Two of those weaknesses – and they are big ones – come with the fact the Browns will be missing Pro Bowl players in their secondary in cornerback Joe Haden and safety Tashaun Gipson, both of whom are injured.

In a perfect world, this would be the time that Gilbert, with nearly a year and a half of experience under his belt, steps in and helps plug those holes. But the Browns can’t afford to put Gilbert out there. As if he had radar, Manning would lock onto Gilbert and exploit him, carving him – and as such, the defense and ultimately the team overall — to shreds.

The Browns have to go to plan B and use other players who, though lower-profile by the way they came into the NFL, are performing much better than Gilbert. But those plan B guys are such for a reason. They have shortcomings in their games physically either with the fact they aren’t big enough, strong enough or fast enough, or a combination of all three.
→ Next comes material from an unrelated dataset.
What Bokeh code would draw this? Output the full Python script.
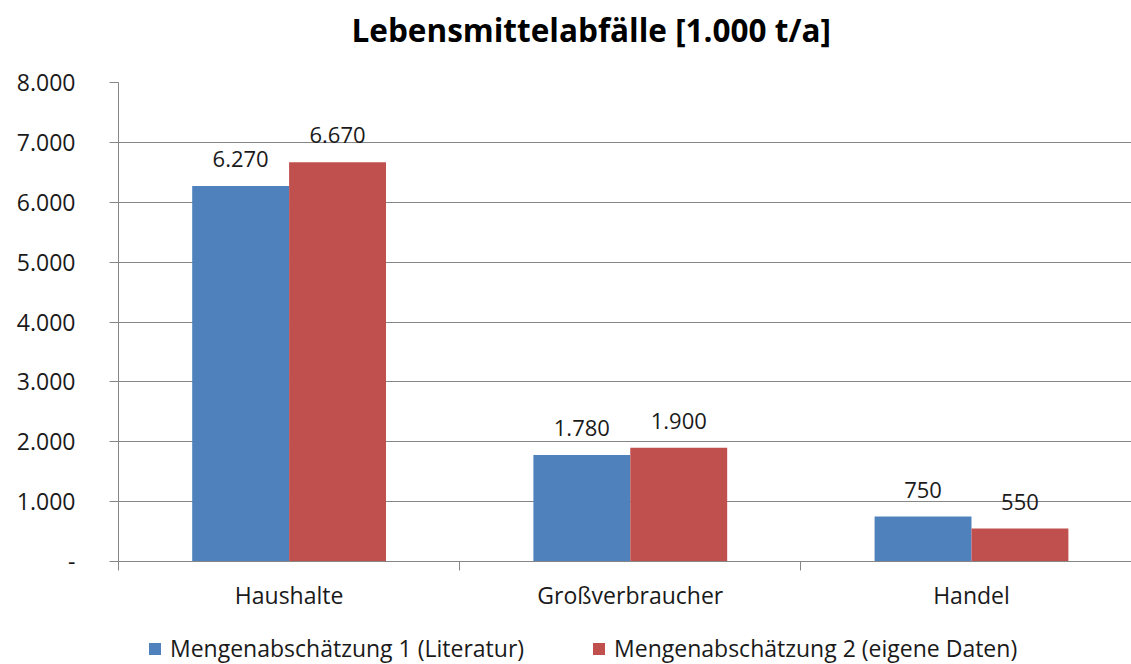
from bokeh.plotting import figure
from bokeh.layouts import column
from bokeh.models import (ColumnDataSource, FixedTicker, Range1d, LabelSet,
                          Legend, LegendItem, Title)
from bokeh.core.properties import value
from bokeh.embed import file_html
from bokeh.resources import INLINE

categories = ["Haushalte", "Großverbraucher", "Handel"]
series1_name = "Mengenabschätzung 1 (Literatur)"
series2_name = "Mengenabschätzung 2 (eigene Daten)"
series1 = [6270, 1780, 750]
series2 = [6670, 1900, 550]
y_ticks = [0, 1000, 2000, 3000, 4000, 5000, 6000, 7000, 8000]
y_tick_labels = ["-", "1.000", "2.000", "3.000", "4.000", "5.000", "6.000", "7.000", "8.000"]
title_text = "Lebensmittelabfälle [1.000 t/a]"

FONT = "Open Sans"
BLUE = "#4F81BD"
RED = "#C0504D"
GRID = "#868686"
TXT = "#1a1a1a"
BAR_W = 0.284
W = 1131


def fmt(v):
    return f"{v:,}".replace(",", ".")


def strip(height, border_top=0):
    f = figure(width=W, height=height, output_backend="svg", toolbar_location=None,
               x_range=Range1d(0, 1), y_range=Range1d(0, 1),
               min_border_left=118, min_border_right=0, min_border_top=border_top,
               min_border_bottom=0)
    f.axis.visible = False
    f.grid.visible = False
    f.outline_line_color = None
    f.border_fill_color = "white"
    f.background_fill_color = "white"
    return f


# title strip
tf = strip(60, border_top=58)
tf.title = Title(text=title_text, align="left", offset=233, standoff=12,
                 vertical_align="top",
                 text_font=FONT, text_font_size="31.5px", text_font_style="bold",
                 text_color="black")

centers = [i + 0.5 for i in range(len(categories))]
src1 = ColumnDataSource(dict(x=[c - BAR_W / 2 for c in centers], top=series1,
                             lab=[fmt(v) for v in series1]))
src2 = ColumnDataSource(dict(x=[c + BAR_W / 2 for c in centers], top=series2,
                             lab=[fmt(v) for v in series2]))

p = figure(width=W, height=560, output_backend="svg", toolbar_location=None,
           x_range=Range1d(0, 2.969), y_range=Range1d(0, 8000),
           min_border_left=118, min_border_right=0, min_border_top=22,
           min_border_bottom=59)
p.outline_line_color = None
p.background_fill_color = "white"
p.border_fill_color = "white"

r1 = p.vbar(x="x", top="top", width=BAR_W, bottom=0, source=src1,
            fill_color=BLUE, line_color=None)
r2 = p.vbar(x="x", top="top", width=BAR_W, bottom=0, source=src2,
            fill_color=RED, line_color=None)

for src in (src1, src2):
    p.add_layout(LabelSet(x="x", y="top", text="lab", source=src, y_offset=19,
                          text_align="center", text_baseline="alphabetic",
                          text_font=value(FONT), text_font_size=value("22px"),
                          text_color=TXT))

# x axis
p.xaxis.ticker = FixedTicker(ticks=centers, minor_ticks=list(range(len(categories) + 1)))
p.xaxis.major_label_overrides = {c: n for c, n in zip(centers, categories)}
p.xaxis.major_tick_out = 0
p.xaxis.major_tick_in = 0
p.xaxis.minor_tick_out = 9
p.xaxis.minor_tick_in = 0
p.xaxis.minor_tick_line_color = GRID
p.xaxis.axis_line_color = GRID
p.xaxis.major_label_standoff = 8
p.xaxis.major_label_text_font = FONT
p.xaxis.major_label_text_font_size = "23px"
p.xaxis.major_label_text_color = TXT

# y axis
p.yaxis.ticker = FixedTicker(ticks=y_ticks, minor_ticks=[])
p.yaxis.major_label_overrides = {t: l for t, l in zip(y_ticks, y_tick_labels)}
p.yaxis.major_tick_out = 9
p.yaxis.major_tick_in = 0
p.yaxis.major_tick_line_color = GRID
p.yaxis.axis_line_color = GRID
p.yaxis.major_label_standoff = 34
p.yaxis.major_label_text_font = FONT
p.yaxis.major_label_text_font_size = "23px"
p.yaxis.major_label_text_color = TXT

p.xgrid.grid_line_color = None
p.ygrid.grid_line_color = GRID
p.ygrid.grid_line_width = 1

# legend strip below the chart
lg = strip(44)
l1 = lg.vbar(x="x", top="top", width=0.1, source=ColumnDataSource(dict(x=[-5], top=[0])),
             fill_color=BLUE, line_color=None)
l2 = lg.vbar(x="x", top="top", width=0.1, source=ColumnDataSource(dict(x=[-5], top=[0])),
             fill_color=RED, line_color=None)

legend = Legend(items=[LegendItem(label=series1_name, renderers=[l1]),
                       LegendItem(label=series2_name, renderers=[l2])],
                orientation="horizontal", location=(29, 0), padding=0, margin=0,
                spacing=67, glyph_width=15, glyph_height=15, label_standoff=8,
                label_text_font=FONT, label_text_font_size="23px",
                label_text_color=TXT, border_line_color=None,
                background_fill_alpha=0)
lg.add_layout(legend, "center")

layout = column(tf, p, lg, spacing=0)
open("out.html", "w").write(file_html(layout, INLINE))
The Browns need for their No. 8 overall draft pick, a good-sized player whom they deemed to be extremely strong, fast and, given a little seasoning, eventually extremely capable.

The Browns have emptied the container of all the seasoning it held and it still isn’t enough to tenderize Gilbert for the gameday table.
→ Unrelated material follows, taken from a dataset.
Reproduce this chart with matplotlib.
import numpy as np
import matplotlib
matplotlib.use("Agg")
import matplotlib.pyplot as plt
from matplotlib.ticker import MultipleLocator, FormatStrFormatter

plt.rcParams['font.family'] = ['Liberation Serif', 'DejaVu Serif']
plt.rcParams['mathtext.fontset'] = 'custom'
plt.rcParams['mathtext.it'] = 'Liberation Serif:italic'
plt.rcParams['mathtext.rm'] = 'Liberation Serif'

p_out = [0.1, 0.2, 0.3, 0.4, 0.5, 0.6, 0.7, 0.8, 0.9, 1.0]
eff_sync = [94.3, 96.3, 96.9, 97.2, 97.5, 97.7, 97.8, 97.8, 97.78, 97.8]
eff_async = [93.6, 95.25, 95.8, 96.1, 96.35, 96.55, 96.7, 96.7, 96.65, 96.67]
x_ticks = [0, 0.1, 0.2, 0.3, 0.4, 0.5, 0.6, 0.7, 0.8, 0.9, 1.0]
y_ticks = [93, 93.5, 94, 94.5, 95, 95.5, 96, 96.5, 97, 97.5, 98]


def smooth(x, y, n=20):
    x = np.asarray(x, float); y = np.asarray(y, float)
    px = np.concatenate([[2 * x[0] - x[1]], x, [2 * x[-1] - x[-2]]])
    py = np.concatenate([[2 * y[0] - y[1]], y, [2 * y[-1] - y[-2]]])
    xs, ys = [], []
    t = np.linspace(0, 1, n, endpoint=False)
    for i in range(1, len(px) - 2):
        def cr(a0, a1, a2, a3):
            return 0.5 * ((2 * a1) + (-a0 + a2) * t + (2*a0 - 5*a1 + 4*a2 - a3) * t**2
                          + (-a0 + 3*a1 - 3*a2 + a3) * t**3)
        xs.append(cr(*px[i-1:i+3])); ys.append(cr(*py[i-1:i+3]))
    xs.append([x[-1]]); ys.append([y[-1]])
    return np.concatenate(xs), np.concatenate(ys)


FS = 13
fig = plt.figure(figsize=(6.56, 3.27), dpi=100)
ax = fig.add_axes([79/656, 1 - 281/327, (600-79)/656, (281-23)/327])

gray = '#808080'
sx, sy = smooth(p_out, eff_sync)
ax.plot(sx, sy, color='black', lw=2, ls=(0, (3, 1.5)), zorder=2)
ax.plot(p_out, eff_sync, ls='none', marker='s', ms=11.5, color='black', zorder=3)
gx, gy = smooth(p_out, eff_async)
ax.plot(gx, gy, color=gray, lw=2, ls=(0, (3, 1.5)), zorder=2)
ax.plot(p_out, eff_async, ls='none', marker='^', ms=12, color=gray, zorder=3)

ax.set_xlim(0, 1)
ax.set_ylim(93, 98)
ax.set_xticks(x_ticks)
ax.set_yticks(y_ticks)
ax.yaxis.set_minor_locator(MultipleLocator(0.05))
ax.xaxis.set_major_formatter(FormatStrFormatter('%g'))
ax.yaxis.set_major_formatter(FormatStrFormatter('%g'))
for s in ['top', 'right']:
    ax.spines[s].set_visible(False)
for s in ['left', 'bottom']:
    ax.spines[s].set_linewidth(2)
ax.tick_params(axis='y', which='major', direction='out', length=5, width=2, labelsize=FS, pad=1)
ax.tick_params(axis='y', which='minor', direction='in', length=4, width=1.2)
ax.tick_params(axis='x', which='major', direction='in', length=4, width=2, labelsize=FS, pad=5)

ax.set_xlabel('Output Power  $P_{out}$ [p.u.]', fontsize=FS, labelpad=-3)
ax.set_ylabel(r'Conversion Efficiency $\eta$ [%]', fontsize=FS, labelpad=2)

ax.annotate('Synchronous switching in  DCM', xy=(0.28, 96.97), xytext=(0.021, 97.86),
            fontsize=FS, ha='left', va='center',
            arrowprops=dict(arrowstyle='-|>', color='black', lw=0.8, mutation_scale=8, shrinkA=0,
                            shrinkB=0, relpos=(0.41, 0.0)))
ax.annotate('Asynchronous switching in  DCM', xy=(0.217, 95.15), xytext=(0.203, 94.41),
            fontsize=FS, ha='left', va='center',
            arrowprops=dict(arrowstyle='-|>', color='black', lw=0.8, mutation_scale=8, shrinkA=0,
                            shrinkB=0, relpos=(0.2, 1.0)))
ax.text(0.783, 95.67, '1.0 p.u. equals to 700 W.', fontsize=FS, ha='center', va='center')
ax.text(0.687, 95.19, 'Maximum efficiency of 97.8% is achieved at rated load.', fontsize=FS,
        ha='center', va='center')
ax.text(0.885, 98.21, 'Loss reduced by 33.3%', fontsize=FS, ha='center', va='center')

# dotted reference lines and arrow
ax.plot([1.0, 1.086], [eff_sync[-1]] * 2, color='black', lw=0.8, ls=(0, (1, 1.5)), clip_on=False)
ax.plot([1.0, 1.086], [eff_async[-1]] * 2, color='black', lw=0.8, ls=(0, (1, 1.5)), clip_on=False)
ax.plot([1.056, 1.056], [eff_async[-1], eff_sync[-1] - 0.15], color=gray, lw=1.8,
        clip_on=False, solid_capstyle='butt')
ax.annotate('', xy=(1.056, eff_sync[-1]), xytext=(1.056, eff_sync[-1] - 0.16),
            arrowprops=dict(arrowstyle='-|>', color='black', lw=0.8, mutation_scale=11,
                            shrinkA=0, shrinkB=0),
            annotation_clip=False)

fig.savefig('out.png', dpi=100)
So the Browns are stuck with a high draft pick who can’t play.

If Gilbert had come to the Browns as a rookie free agent in 2014, then he never would have made the team in the first place. And in the oft-chance that he had earned a roster spot, then he would be long gone by this point, trying desperately to catch on with another team in an attempt to save his career – what there is to save, anyway.
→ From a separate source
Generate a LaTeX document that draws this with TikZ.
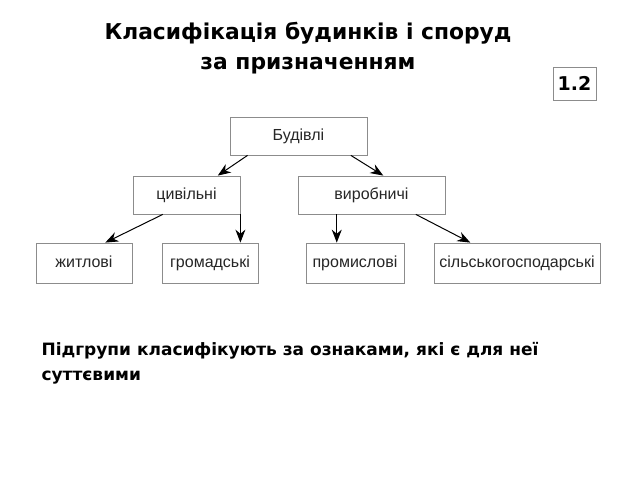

But the Browns can’t afford to set Gilbert adrift – not just yet, at least. They have too much time, energy and money tied up in him. That’s the way it is with all players selected near the top of the draft.

So the beat-up Cleveland secondary will try to hold up against one of the all-time greatest passers without being able to field a competent set of replacements.

Farmer can’t counter with the excuse that he was merely picking the player who Mike Pettine, a defensive-minded head coach, explicitly wanted.

No, Farmer is the GM. He runs the draft. If he thought Gilbert was inadequate, then he had to have the courage of his convictions and stand up and say so.

But he didn’t, so in essence, Farmer signed off on the pick. That makes him responsible, culpable. Gilbert is, without any question whatsoever, his mistake.

And if the secondary gets torched on Sunday, then the loss can be pinned squarely on Farmer for not giving Pettine players with whom he can win.

Really. Seriously. Truly

The tentacles of making a monumental mistake like that keep going and growing.

Farmer always acts like he’s the smartest guy in the room, but when things like this come up – and this one, especially, keeps coming up again and again and again – we are reinforced in the knowledge that just the opposite is true.